Julian Assange has said his work ‘will not be cowed’, promising that WikiLeaks will release a million more documents in 2013.
In a speech from a balcony at the Ecuadorean Embassy in London, he said the files to be published in 2013 would affect ‘every country in this world’.
It is six months since he sought asylum to avoid extradition to Sweden over sexual assault claims, which he has denied.
He fears being sent to the US and being punished for leaking diplomatic files, a report said.
According to the report, a crowd of some 80 supporters gathered outside the building in Knightsbridge to listen to the 41-year-old Australian, whose website has published a number of leaked cables embarrassing many countries.
In his statement, Assange said the US Pentagon had recently described the existence of Wikileaks as an ‘ongoing crime’, the report said.
"While that remains the case and while my government will not defend the journalism and publishing of Wikileaks, I must remain here,” addressing supporters, some of whom carried candles, he said.

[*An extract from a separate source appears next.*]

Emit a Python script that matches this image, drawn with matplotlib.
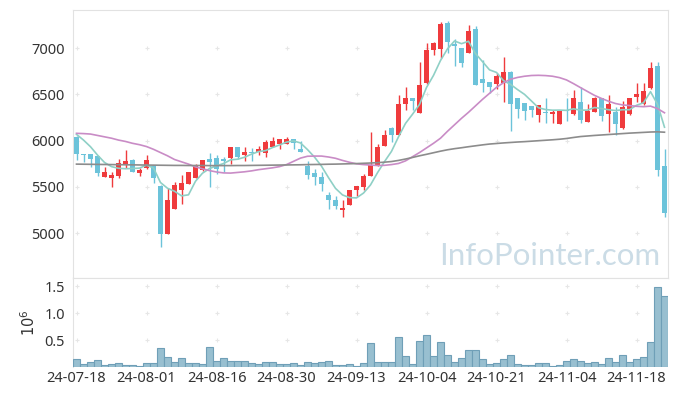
import numpy as np
import matplotlib.pyplot as plt

# 일봉 데이터
opens = [6040, 5855, 5855, 5830, 5610, 5600, 5620, 5745, 5790, 5650,
         5705, 5730, 5510, 4995, 5265, 5460, 5535, 5600, 5680, 5800,
         5810, 5795, 5815, 5930, 5840, 5875, 5875, 5870, 5935, 5960,
         5965, 6015, 5910, 5730, 5645, 5610, 5410, 5355, 5250, 5305,
         5460, 5500, 5620, 5730, 5945, 6140, 6065, 6395, 6460, 6300,
         6620, 6975, 6990, 7275, 7045, 6995, 6950, 7205, 6670, 6630,
         6610, 6625, 6745, 6460, 6405, 6375, 6280, 6310, 6290, 6180,
         6330, 6285, 6415, 6205, 6310, 6460, 6285, 6310, 6135, 6285,
         6475, 6390, 6565, 6805, 5725]
highs = [6045, 5858, 5858, 5835, 5710, 5660, 5795, 5895, 5795, 5700,
         5845, 5735, 5515, 5485, 5555, 5625, 5660, 5745, 5790, 5860,
         5845, 5820, 5935, 5932, 5935, 5915, 5940, 6005, 6040, 6015,
         6035, 6018, 5990, 5780, 5690, 5655, 5445, 5395, 5355, 5470,
         5510, 5640, 6090, 5960, 6115, 6150, 6490, 6575, 6465, 6850,
         7050, 7060, 7285, 7295, 7095, 7000, 7250, 7240, 6870, 6632,
         6725, 6900, 6748, 6462, 6408, 6378, 6380, 6455, 6330, 6320,
         6455, 6545, 6580, 6400, 6470, 6465, 6495, 6365, 6430, 6465,
         6620, 6625, 6850, 6850, 5905]
lows = [5790, 5770, 5715, 5615, 5605, 5500, 5600, 5700, 5660, 5615,
        5695, 5545, 4850, 4990, 5260, 5315, 5530, 5595, 5675, 5500,
        5640, 5665, 5750, 5800, 5780, 5780, 5845, 5825, 5930, 5905,
        5960, 5910, 5875, 5585, 5520, 5455, 5265, 5255, 5175, 5300,
        5395, 5470, 5615, 5725, 5940, 5985, 6060, 6330, 6330, 6295,
        6615, 6925, 6890, 6945, 6810, 6800, 6945, 6600, 6530, 6510,
        6555, 6415, 6105, 6240, 6220, 6250, 6205, 6185, 6185, 6178,
        6215, 6280, 6185, 6200, 6305, 6215, 6090, 6065, 6130, 6280,
        6420, 6385, 6560, 5620, 5175]
closes = [5855, 5845, 5805, 5650, 5660, 5630, 5755, 5780, 5665, 5680,
          5790, 5600, 4995, 5355, 5520, 5540, 5655, 5730, 5790, 5770,
          5690, 5775, 5930, 5825, 5875, 5860, 5910, 5985, 5990, 6015,
          6015, 5975, 5875, 5630, 5610, 5525, 5355, 5295, 5275, 5465,
          5510, 5615, 5735, 5935, 6065, 6065, 6400, 6460, 6430, 6595,
          6980, 7055, 7265, 7060, 7020, 6835, 7185, 6600, 6625, 6575,
          6695, 6745, 6395, 6345, 6315, 6335, 6380, 6300, 6310, 6320,
          6320, 6465, 6225, 6315, 6460, 6265, 6400, 6180, 6360, 6460,
          6505, 6535, 6780, 5680, 5220]
# 거래량 (단위: 10^6)
volumes = [0.14, 0.055, 0.10, 0.13, 0.03, 0.05, 0.07, 0.03, 0.03, 0.012,
           0.068, 0.068, 0.36, 0.18, 0.09, 0.16, 0.068, 0.068, 0.05, 0.38,
           0.12, 0.16, 0.12, 0.12, 0.12, 0.068, 0.05, 0.086, 0.086, 0.05,
           0.05, 0.068, 0.03, 0.10, 0.068, 0.086, 0.12, 0.03, 0.03, 0.05,
           0.012, 0.068, 0.45, 0.086, 0.10, 0.10, 0.55, 0.20, 0.05, 0.49,
           0.60, 0.20, 0.47, 0.23, 0.10, 0.16, 0.31, 0.31, 0.14, 0.05,
           0.068, 0.14, 0.23, 0.05, 0.03, 0.03, 0.068, 0.068, 0.012, 0.03,
           0.12, 0.14, 0.12, 0.068, 0.10, 0.05, 0.16, 0.086, 0.22, 0.10,
           0.14, 0.18, 0.47, 1.49, 1.31]
# 이동평균선 (앞부분은 차트 범위 이전 데이터가 필요하므로 그림에서 읽음)
ma5_head = [6067, 6005, 5933, 5843]
ma20 = [6078, 6075, 6070, 6055, 6040, 6025, 6005, 5990, 5970, 5955,
        5935, 5905, 5870, 5835, 5795, 5770, 5745, 5715, 5695, 5675,
        5660, 5650, 5648, 5655, 5662, 5672, 5685, 5695, 5705, 5718,
        5740, 5775, 5810, 5830, 5832, 5832, 5822, 5808, 5785, 5765,
        5748, 5740, 5735, 5730, 5732, 5740, 5752, 5780, 5825, 5870,
        5920, 5970, 6025, 6100, 6170, 6240, 6305, 6375, 6445, 6510,
        6575, 6625, 6662, 6682, 6695, 6703, 6705, 6702, 6695, 6680,
        6655, 6615, 6572, 6530, 6488, 6455, 6425, 6400, 6385, 6378,
        6370, 6366, 6372, 6345, 6300]
ma120 = [5745, 5744, 5743, 5742, 5741, 5740, 5739, 5738, 5737, 5736,
         5735, 5734, 5733, 5732, 5731, 5731, 5730, 5730, 5730, 5729,
         5729, 5729, 5729, 5730, 5730, 5731, 5732, 5733, 5734, 5735,
         5736, 5737, 5738, 5740, 5741, 5742, 5744, 5745, 5747, 5749,
         5751, 5754, 5757, 5761, 5766, 5773, 5785, 5800, 5817, 5835,
         5851, 5868, 5885, 5900, 5912, 5922, 5933, 5943, 5953, 5962,
         5968, 5974, 5979, 5984, 5988, 5993, 5998, 6003, 6008, 6014,
         6022, 6033, 6043, 6049, 6055, 6060, 6065, 6070, 6075, 6080,
         6084, 6088, 6092, 6094, 6090]
tick_labels = ["24-07-18", "24-08-01", "24-08-16", "24-08-30", "24-09-13",
               "24-10-04", "24-10-21", "24-11-04", "24-11-18"]

UP = "#ef3b3d"
DOWN = "#6cc3da"
GRID = "#e6e6e6"

plt.rcParams['font.family'] = ['Noto Sans', 'DejaVu Sans']

o = np.array(opens, float)
h = np.array(highs, float)
l = np.array(lows, float)
c = np.array(closes, float)
x = np.arange(len(c))
up = c >= o

ma5 = np.convolve(c, np.ones(5) / 5, mode='valid')
ma5 = np.concatenate([ma5_head, ma5])

fig = plt.figure(figsize=(6.77, 3.96), dpi=100)
ax = fig.add_axes([73 / 677, 1 - 278 / 396, 595 / 677, 268 / 396])
axv = fig.add_axes([73 / 677, 1 - 367 / 396, 595 / 677, 89 / 396], sharex=ax)

# 캔들
colors = np.where(up, UP, DOWN)
ax.vlines(x, l, h, colors=colors, linewidth=1, zorder=3)
body_bot = np.minimum(o, c)
body_h = np.maximum(np.abs(c - o), 10)
ax.bar(x, body_h, bottom=body_bot, width=0.72, color=colors, linewidth=0, zorder=4)

ax.plot(x, ma5, color="#8fd0c6", linewidth=1.2, zorder=5)
ax.plot(x, ma20, color="#c98cc6", linewidth=1.2, zorder=5)
ax.plot(x, ma120, color="#8c8c8c", linewidth=1.2, zorder=5)

ax.set_xlim(-0.5, len(c) - 0.5)
ax.set_ylim(4514, 7411)
yt = [5000, 5500, 6000, 6500, 7000]
ax.set_yticks(yt)
ax.set_yticklabels([str(v) for v in yt])
xt = np.arange(0, len(c), 10)
ax.set_xticks(xt)
ax.tick_params(axis='x', labelbottom=False, length=0)
ax.tick_params(axis='y', length=0, labelsize=10.5, labelcolor="#333333", pad=6)
for s in ax.spines.values():
    s.set_color("#e2e2e2")
# 격자 십자 표시
gx, gy = np.meshgrid(xt, yt)
ax.scatter(gx.ravel(), gy.ravel(), marker='+', s=10, color=GRID, linewidths=0.8, zorder=1)

ax.text(0.9875, 0.03, "InfoPointer.com", transform=ax.transAxes, ha='right', va='bottom',
        fontsize=22.5, color="#cbdce6", family=['Lato', 'DejaVu Sans'], zorder=0)

# 거래량
axv.bar(x, volumes, width=1.0, color="#98bfd0", edgecolor="#6f9fb7", linewidth=0.8, zorder=3)
axv.set_ylim(0, 1.65)
vt = [0.5, 1.0, 1.5]
axv.set_yticks(vt)
axv.set_yticklabels(["0.5", "1.0", "1.5"])
axv.set_xticks(xt)
axv.set_xticklabels(tick_labels)
axv.tick_params(axis='x', length=0, labelsize=10.5, labelcolor="#333333", pad=3)
axv.tick_params(axis='y', length=0, labelsize=10.5, labelcolor="#333333", pad=6)
for s in axv.spines.values():
    s.set_color("#e2e2e2")
axv.spines['bottom'].set_visible(False)
axv.spines['right'].set_visible(False)
gx, gy = np.meshgrid(xt, vt)
axv.scatter(gx.ravel(), gy.ravel(), marker='+', s=10, color=GRID, linewidths=0.8, zorder=1)
axv.set_ylabel(r"$10^6$", fontsize=10.5, color="#333333", labelpad=4)

fig.savefig("out.png", dpi=100)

"However, the door is open, and the door has always been open, for anyone who wishes to use standard procedures to speak to me or guarantee my safe passage," he added.
He also said 2012 had been a ‘huge year’ for the organisation.
During the speech, Assange saluted journalists who reported arrests around the world.
"It is from the revelation of the truth that all else follows... our civilisation is only as strong as its ideas are true," he added.